Directions
Leave out the pictures and print only the lines from the one with "Clone this chart in seaborn and matplotlib." through the one with "import seaborn as sns", exactly as they are.

Given information

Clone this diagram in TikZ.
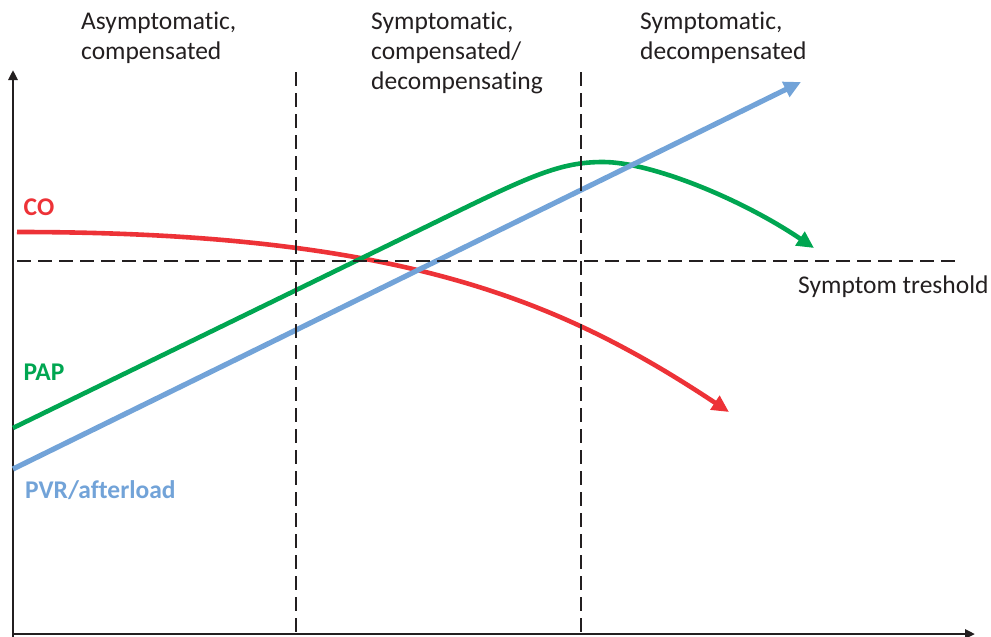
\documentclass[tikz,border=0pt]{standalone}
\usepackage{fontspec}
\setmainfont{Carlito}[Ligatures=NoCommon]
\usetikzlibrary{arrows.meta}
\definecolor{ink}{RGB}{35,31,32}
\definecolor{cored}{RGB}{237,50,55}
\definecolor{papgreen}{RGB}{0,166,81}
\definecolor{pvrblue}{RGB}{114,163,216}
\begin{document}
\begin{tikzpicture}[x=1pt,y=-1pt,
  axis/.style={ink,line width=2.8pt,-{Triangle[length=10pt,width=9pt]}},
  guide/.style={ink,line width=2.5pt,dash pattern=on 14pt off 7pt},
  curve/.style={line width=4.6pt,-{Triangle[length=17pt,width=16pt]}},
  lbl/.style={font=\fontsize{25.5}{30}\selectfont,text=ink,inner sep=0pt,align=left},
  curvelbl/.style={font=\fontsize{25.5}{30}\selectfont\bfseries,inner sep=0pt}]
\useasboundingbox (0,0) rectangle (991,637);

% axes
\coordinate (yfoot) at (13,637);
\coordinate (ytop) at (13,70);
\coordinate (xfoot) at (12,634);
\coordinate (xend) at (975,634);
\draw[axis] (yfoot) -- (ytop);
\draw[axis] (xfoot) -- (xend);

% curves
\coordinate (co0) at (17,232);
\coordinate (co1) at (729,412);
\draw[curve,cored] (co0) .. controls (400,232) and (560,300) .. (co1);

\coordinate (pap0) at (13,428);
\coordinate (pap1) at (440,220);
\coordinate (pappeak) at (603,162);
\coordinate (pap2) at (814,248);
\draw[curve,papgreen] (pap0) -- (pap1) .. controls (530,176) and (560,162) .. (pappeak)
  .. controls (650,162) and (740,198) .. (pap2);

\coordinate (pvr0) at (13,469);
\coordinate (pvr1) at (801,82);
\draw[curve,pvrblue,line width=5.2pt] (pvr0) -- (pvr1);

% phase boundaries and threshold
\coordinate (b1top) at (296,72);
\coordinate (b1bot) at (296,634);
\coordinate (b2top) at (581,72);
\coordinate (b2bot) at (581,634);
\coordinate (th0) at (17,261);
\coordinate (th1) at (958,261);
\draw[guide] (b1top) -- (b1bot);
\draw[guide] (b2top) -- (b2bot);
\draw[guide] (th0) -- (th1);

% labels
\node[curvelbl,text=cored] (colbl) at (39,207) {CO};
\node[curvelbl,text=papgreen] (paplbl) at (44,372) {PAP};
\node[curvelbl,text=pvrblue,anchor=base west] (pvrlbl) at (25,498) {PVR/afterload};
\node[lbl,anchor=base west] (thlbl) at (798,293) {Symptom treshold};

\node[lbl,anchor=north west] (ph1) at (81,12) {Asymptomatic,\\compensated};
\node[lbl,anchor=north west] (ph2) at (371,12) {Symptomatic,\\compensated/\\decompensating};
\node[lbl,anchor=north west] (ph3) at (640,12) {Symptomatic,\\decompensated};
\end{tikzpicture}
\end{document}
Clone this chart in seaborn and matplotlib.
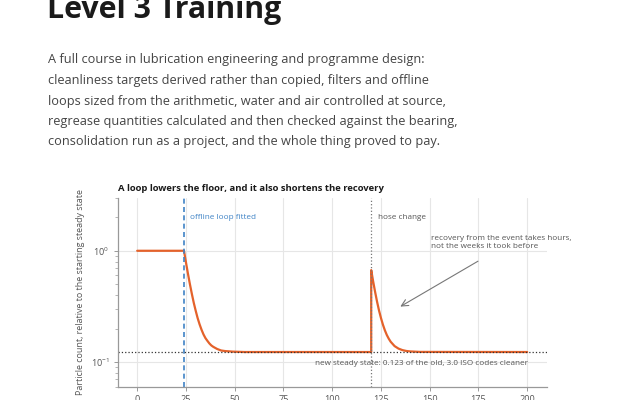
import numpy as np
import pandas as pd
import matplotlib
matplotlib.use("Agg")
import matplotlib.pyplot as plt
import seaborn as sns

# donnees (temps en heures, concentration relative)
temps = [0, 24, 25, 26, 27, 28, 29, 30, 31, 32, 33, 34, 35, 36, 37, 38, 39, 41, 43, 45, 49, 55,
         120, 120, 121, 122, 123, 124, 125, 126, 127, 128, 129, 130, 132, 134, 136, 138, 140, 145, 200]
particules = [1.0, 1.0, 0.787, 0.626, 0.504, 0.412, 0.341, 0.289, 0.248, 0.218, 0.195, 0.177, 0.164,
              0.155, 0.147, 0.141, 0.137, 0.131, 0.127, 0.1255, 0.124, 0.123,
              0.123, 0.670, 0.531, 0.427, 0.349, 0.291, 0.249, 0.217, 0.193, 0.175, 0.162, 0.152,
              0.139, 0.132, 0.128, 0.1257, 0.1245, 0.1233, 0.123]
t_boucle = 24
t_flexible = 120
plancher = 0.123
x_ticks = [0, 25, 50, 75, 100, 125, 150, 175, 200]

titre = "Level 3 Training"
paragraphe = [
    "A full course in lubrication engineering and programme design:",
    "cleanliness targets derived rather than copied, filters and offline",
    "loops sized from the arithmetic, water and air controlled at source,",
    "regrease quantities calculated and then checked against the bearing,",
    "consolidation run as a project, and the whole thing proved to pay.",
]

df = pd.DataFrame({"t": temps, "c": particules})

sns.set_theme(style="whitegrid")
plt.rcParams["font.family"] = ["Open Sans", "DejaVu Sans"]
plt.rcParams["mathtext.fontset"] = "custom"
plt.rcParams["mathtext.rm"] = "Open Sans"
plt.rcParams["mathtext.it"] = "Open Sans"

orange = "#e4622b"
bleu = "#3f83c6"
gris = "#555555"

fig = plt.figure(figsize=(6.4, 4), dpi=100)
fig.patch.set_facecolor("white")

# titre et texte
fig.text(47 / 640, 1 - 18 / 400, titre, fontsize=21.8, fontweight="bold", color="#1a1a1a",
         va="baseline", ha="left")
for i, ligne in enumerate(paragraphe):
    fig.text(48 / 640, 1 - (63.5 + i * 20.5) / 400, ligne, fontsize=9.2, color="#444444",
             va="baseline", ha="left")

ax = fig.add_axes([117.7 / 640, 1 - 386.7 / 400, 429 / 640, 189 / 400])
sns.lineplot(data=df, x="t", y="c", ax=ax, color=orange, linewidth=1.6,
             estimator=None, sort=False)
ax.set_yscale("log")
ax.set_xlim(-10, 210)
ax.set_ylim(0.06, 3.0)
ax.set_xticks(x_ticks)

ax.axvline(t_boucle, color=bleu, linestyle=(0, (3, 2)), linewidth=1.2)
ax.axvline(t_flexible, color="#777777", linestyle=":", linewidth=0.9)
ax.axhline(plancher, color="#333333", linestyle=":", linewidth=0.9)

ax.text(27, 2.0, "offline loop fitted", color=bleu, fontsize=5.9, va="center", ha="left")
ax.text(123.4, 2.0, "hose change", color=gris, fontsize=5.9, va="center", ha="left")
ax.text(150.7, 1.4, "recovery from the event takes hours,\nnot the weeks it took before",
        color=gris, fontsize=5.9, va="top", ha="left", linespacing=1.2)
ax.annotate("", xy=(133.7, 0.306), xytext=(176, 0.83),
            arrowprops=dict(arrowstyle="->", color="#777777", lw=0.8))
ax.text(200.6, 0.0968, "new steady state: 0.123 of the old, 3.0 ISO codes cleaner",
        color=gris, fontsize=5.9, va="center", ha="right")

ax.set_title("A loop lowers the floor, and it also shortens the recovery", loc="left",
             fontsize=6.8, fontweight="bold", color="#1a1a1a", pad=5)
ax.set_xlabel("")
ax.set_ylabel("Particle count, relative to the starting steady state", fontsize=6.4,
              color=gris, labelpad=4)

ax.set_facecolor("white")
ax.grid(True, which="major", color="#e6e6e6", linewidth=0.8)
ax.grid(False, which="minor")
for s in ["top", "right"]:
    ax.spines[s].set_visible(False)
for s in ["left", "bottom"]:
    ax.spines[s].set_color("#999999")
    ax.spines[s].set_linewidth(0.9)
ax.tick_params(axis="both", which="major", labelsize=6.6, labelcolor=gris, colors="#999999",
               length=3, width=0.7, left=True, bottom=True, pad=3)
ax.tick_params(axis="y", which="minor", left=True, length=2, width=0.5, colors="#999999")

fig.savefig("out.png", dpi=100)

The reply
Clone this chart in seaborn and matplotlib.
import numpy as np
import pandas as pd
import matplotlib
matplotlib.use("Agg")
import matplotlib.pyplot as plt
import seaborn as sns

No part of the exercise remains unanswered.